The input:

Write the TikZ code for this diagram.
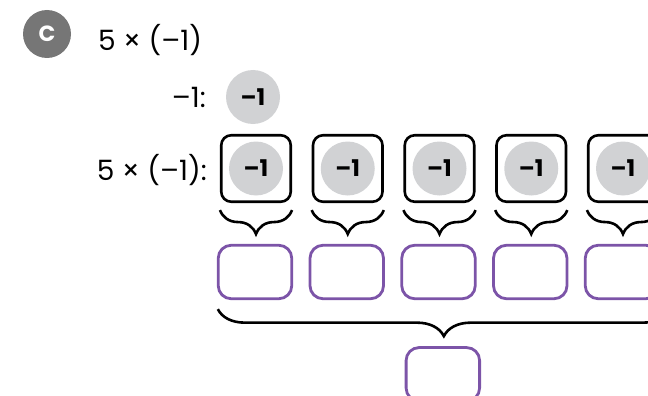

* * *

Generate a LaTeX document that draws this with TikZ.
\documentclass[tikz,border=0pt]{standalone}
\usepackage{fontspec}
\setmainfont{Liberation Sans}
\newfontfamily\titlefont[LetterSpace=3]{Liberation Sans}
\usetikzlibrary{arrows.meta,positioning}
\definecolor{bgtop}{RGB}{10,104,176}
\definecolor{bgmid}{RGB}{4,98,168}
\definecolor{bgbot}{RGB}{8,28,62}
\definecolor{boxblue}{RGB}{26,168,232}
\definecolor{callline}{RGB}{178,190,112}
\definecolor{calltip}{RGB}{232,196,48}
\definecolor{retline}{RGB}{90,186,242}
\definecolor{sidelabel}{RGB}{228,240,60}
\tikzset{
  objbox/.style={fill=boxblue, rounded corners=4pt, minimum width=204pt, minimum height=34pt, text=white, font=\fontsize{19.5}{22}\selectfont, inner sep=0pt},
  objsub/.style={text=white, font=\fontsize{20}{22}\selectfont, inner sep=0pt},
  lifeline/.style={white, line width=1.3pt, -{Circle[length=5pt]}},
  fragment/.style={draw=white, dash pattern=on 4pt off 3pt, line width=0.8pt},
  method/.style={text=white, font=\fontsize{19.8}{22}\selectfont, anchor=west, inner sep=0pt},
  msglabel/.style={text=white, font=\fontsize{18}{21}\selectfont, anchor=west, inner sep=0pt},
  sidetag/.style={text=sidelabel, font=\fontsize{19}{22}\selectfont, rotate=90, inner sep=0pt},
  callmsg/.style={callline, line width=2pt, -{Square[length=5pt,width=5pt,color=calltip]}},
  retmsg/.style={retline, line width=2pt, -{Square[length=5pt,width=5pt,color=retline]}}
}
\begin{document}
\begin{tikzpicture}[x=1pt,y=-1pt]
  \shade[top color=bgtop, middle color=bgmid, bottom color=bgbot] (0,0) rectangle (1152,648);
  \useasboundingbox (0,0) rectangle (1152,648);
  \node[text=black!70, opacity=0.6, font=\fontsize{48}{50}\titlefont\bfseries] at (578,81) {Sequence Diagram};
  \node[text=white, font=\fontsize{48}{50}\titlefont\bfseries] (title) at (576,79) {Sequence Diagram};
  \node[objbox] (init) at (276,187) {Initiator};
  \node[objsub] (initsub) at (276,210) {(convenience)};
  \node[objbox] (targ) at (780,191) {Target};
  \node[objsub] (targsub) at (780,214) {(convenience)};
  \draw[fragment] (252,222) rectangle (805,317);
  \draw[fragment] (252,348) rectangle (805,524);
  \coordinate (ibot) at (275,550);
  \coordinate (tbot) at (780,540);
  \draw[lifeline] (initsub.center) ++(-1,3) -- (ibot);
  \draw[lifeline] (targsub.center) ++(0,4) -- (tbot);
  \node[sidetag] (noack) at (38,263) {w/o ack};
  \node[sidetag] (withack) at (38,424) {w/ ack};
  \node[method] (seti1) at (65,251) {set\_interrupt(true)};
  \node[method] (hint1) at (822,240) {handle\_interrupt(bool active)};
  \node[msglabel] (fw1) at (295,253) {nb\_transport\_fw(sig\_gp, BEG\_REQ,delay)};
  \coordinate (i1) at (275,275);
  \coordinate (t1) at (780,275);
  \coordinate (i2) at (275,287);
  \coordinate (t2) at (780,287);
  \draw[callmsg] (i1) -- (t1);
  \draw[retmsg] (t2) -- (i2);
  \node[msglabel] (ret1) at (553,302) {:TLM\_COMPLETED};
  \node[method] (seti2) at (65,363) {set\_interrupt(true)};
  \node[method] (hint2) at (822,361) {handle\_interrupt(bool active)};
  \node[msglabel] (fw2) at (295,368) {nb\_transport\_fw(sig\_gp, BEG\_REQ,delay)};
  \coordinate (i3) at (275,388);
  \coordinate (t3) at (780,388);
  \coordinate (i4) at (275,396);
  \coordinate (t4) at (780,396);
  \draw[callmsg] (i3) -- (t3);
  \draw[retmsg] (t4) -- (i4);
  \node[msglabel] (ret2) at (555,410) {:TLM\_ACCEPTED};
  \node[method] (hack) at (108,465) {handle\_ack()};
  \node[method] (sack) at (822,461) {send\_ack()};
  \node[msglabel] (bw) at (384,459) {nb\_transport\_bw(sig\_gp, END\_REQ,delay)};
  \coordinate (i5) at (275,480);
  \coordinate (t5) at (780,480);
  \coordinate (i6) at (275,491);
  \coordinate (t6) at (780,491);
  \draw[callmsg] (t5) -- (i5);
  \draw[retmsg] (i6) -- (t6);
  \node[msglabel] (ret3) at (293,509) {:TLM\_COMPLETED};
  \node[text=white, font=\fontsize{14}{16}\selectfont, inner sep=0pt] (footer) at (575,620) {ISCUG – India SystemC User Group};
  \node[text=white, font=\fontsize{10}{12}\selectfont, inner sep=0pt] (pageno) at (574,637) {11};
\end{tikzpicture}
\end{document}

...

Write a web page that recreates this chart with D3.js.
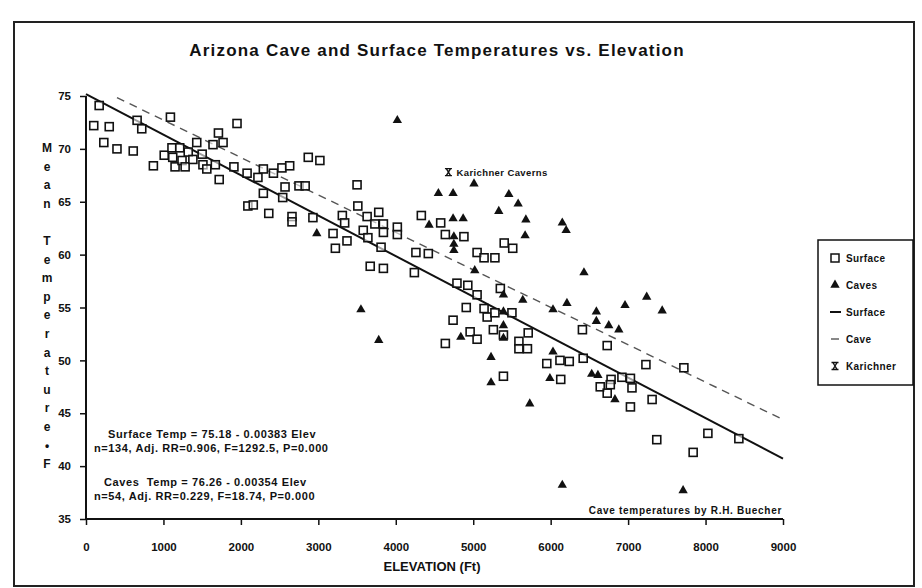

Problem: Show the lines of the data that hold the word "Write".

Written response:
Write the TikZ code for this diagram.
Write a web page that recreates this chart with D3.js.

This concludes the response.